- 20 Marks
SCS – L3 – Q39 – Ethics and social responsibility
Question
(a) You have been recently employed as a Finance Manager of a large manufacturing company. At its first management meeting, the Director of Finance presented information on management’s intention to takeover one of the company’s key suppliers. An old school friend of yours works as an accountant for the targeted company. The Finance Director knows and has asked you to try and find out anything that might help the takeover, but it must remain confidential.
Required:
Identify and explain THREE fundamental ethical principles that could be breached in the above scenario. (b) Corporate social responsibility (CSR) requires that organizations give back to the society by way of investing part of their profits in socio-economic activities of their host communities. Companies adopt different strategies to realizing their CSR obligations to the host communities.
Required:
Identify and explain FOUR strategies for managing Corporate Social Responsibility in organizations.
Answer
(a)
Conflict of interest
Deception
Unprofessional behavior
First, you have a conflict of interest as the finance director wants you to keep the takeover a secret, but you probably feel that you should tell a friend what is happening as it may affect their job.
Secondly, the finance director is asking you to deceive your friend. Deception is unprofessional behavior and will break your ethical guidelines. Therefore, the situation is presenting you with two conflicting demands. It is worth remembering that no employer can ask you to break your ethical rules.
Finally, the request to break your own ethical guidelines constitutes unprofessional behavior by the finance director. You should consider reporting him to their relevant body. (b)
Strategies for Managing CSR
Proactive strategy – strategy which a business follows where it is prepared to take full responsibility for its actions. A company which discovers a fault in a product and recalls the product without being forced to, before any injury or damage is caused, acts in a proactive way.
Reactive strategy – This involves allowing a situation to continue unresolved until the public, government or consumer groups find out about it. The reactive strategy refuses all kind of CSR and then does not implement what the stakeholders expect.
Defense strategy – This involves minimizing or attempting to avoid additional obligations arising from a particular problem. The defensive strategy accepts the idea of some CSR but defines and implements only the minimum of what stakeholders expect.

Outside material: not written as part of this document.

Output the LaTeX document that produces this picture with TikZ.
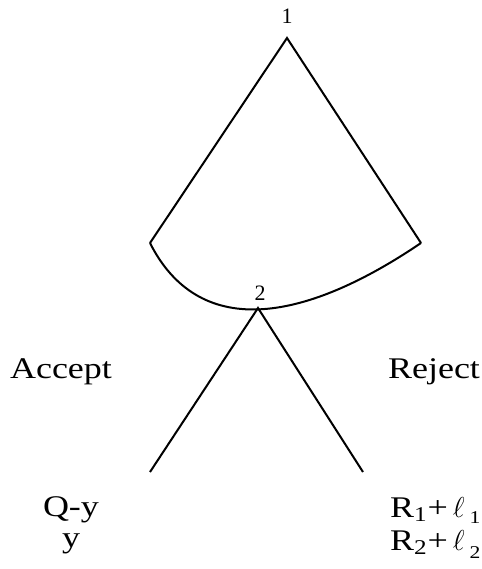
\documentclass[tikz,border=0pt]{standalone}
\usepackage{fontspec}
\setmainfont{Liberation Serif}
\newfontfamily\widefont[FakeStretch=1.2]{Liberation Serif}
\begin{document}
\begin{tikzpicture}[x=0.5pt,y=-0.5pt,line width=1pt,
  lbl/.style={font=\widefont\fontsize{15}{17}\selectfont,anchor=base,inner sep=0pt},
  num/.style={font=\fontsize{11}{13}\selectfont,anchor=base,inner sep=0pt}]
 \useasboundingbox (0,0) rectangle (482,569);
 \coordinate (n1) at (287,38);
 \coordinate (a) at (150,243);
 \coordinate (b) at (421,243);
 \coordinate (n2) at (258,308);
 \coordinate (acc) at (150,472);
 \coordinate (rej) at (363,472);
 \draw (a) -- (n1) -- (b);
 \draw (a) .. controls (198,338) and (300,325) .. (b);
 \draw (acc) -- (n2) -- (rej);
 \node[num] (t1) at (287,23) {1};
 \node[num] (t2) at (260,300) {2};
 \node[lbl] (accept) at (61,378) {Accept};
 \node[lbl] (reject) at (434,378) {Reject};
 \node[lbl] (qy) at (71,516) {Q-y};
 \node[lbl] (y) at (71,547) {y};
 \node[lbl,anchor=base west] (r1) at (389,517)
   {R\textsubscript{1}+\,$\ell$\,\raisebox{-3pt}{\small 1}};
 \node[lbl,anchor=base west] (r2) at (389,550)
   {R\textsubscript{2}+\,$\ell$\,\raisebox{-4pt}{\small 2}};
\end{tikzpicture}
\end{document}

Accommodation strategy – This approach involves taking responsibility for actions, probably when one of the following happens: Encouragement from special interest groups; Perception that a failure to act will result in government intervention. The accommodating strategy integrates CSR and tries to implement what the stakeholders expect. The proactive strategy anticipates the requirements and expectations of the stakeholders; it defines objectives and implements actions going beyond what stakeholders require (this is the case of the linked and integrated CSR).